To celebrate the delivery of my book from the printer, I threw a small lunch party at The Castle for Tim Mercer, my publisher, and his graphic designer, Reuben Wakeman. They arrived with a bottle of champagne and a card Reuben had made for me , its cover bearing words written by the American Pulitzer Prize winning poet, Edna St Vincent Millay. It read: “A person who publishes a book willfully appears before the populace with his pants down. If it is a good book nothing can hurt him. If it is a bad book nothing can help him.”
Inside the card, my two friends had written a touching message. “Nothing can hurt you,” they said.
Well, I hope they are right. Certainly, Alexander Waugh, Martin Bell, Rosie Boycott, Jonathan Meades and Julian Fellowes, the five distinguished writers whose rave reviews adorn the back cover make me optimistic that My Archipelago will leap off the display tables and bookshelves at branches of Waterstone’s and elsewhere across the UK when the book goes on sale in September.
To my surprise, an unsolicited telephone call I made to Waterstone’s HQ in Brentford yesterday gave me more encouragement. They took time to talk. Like all the store managers I have spoken to, they were interested in this little-known, self-published author. They even have an “Independent Publishing Coordinator”. Here is a company with an enlightened literary policy.
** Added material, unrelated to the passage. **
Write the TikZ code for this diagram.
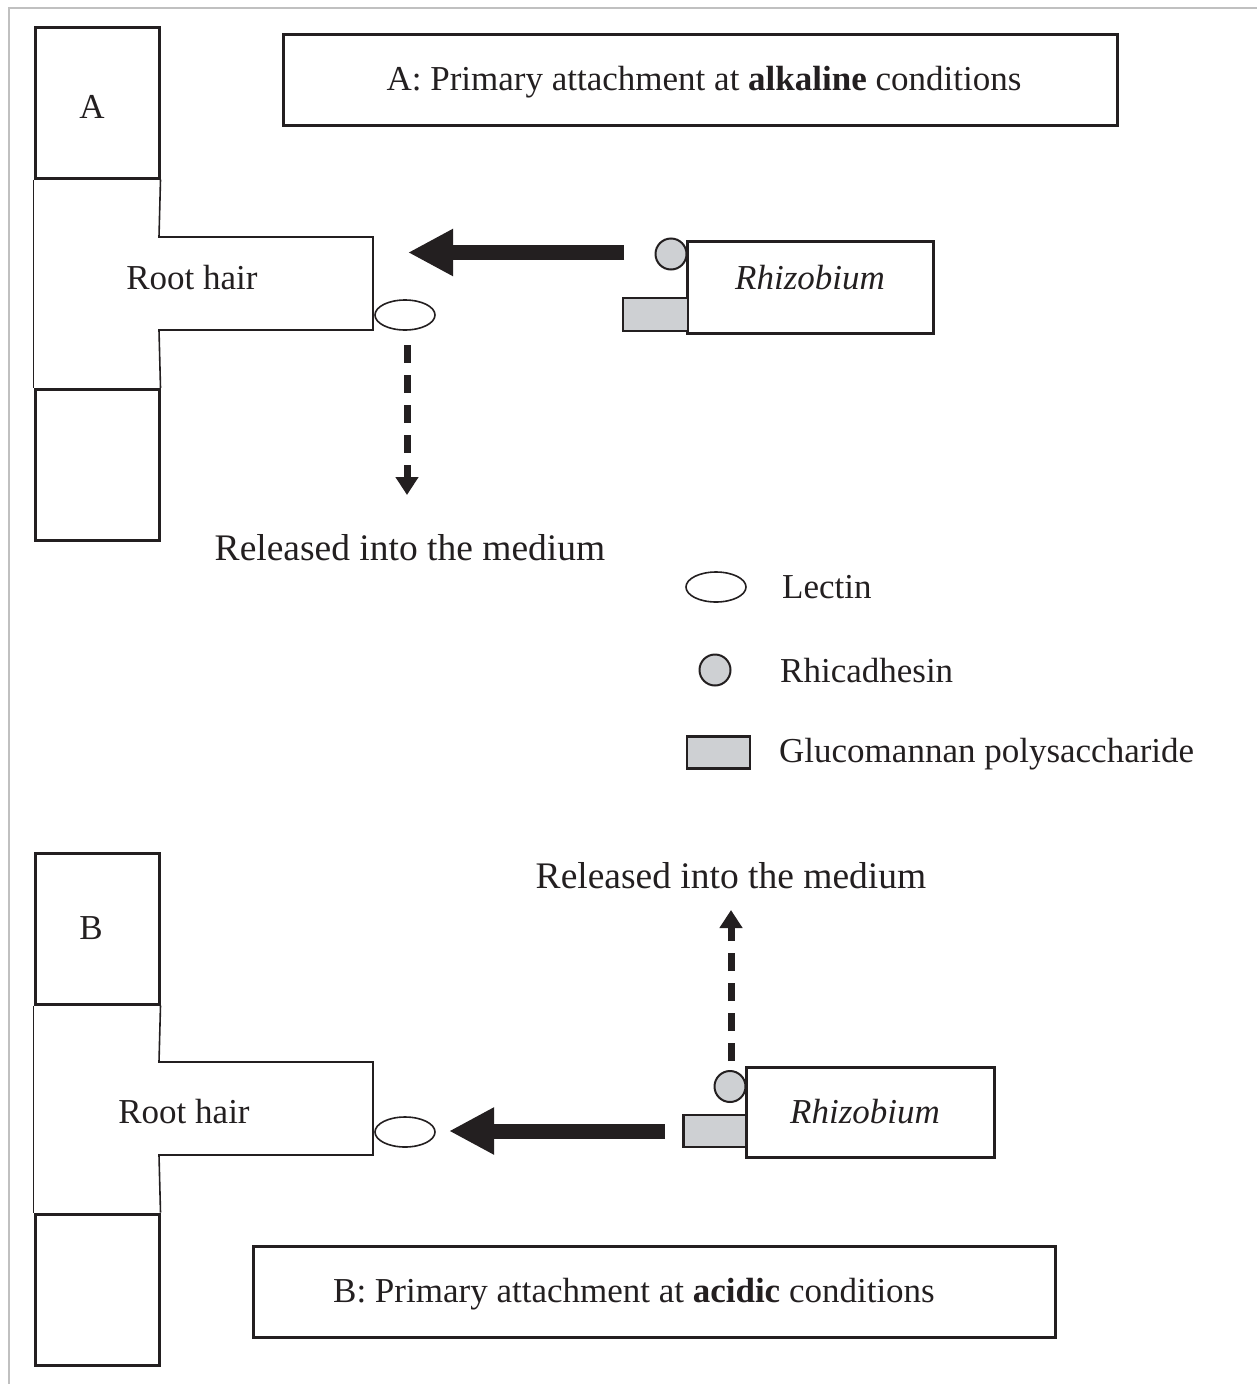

They do not worship starry names to the exclusion of the rest of us. They actively promote good writing from wherever it may come.
But, of course, the real test will come in September. Will the reading “populace” go for it? Having “willfully” appeared with my “pants down”, will they buy? All I have to go on for the moment is anecdotal evidence from those people who have bought preview copies and, for what it is worth, that evidence is terrifically positive. Messages by email, text and telephone are telling me they love it! They are reading the book through tears and smiles. Locked in by the drama of the narrative, they say they can’t but it down. This anxious author cannot ask for more.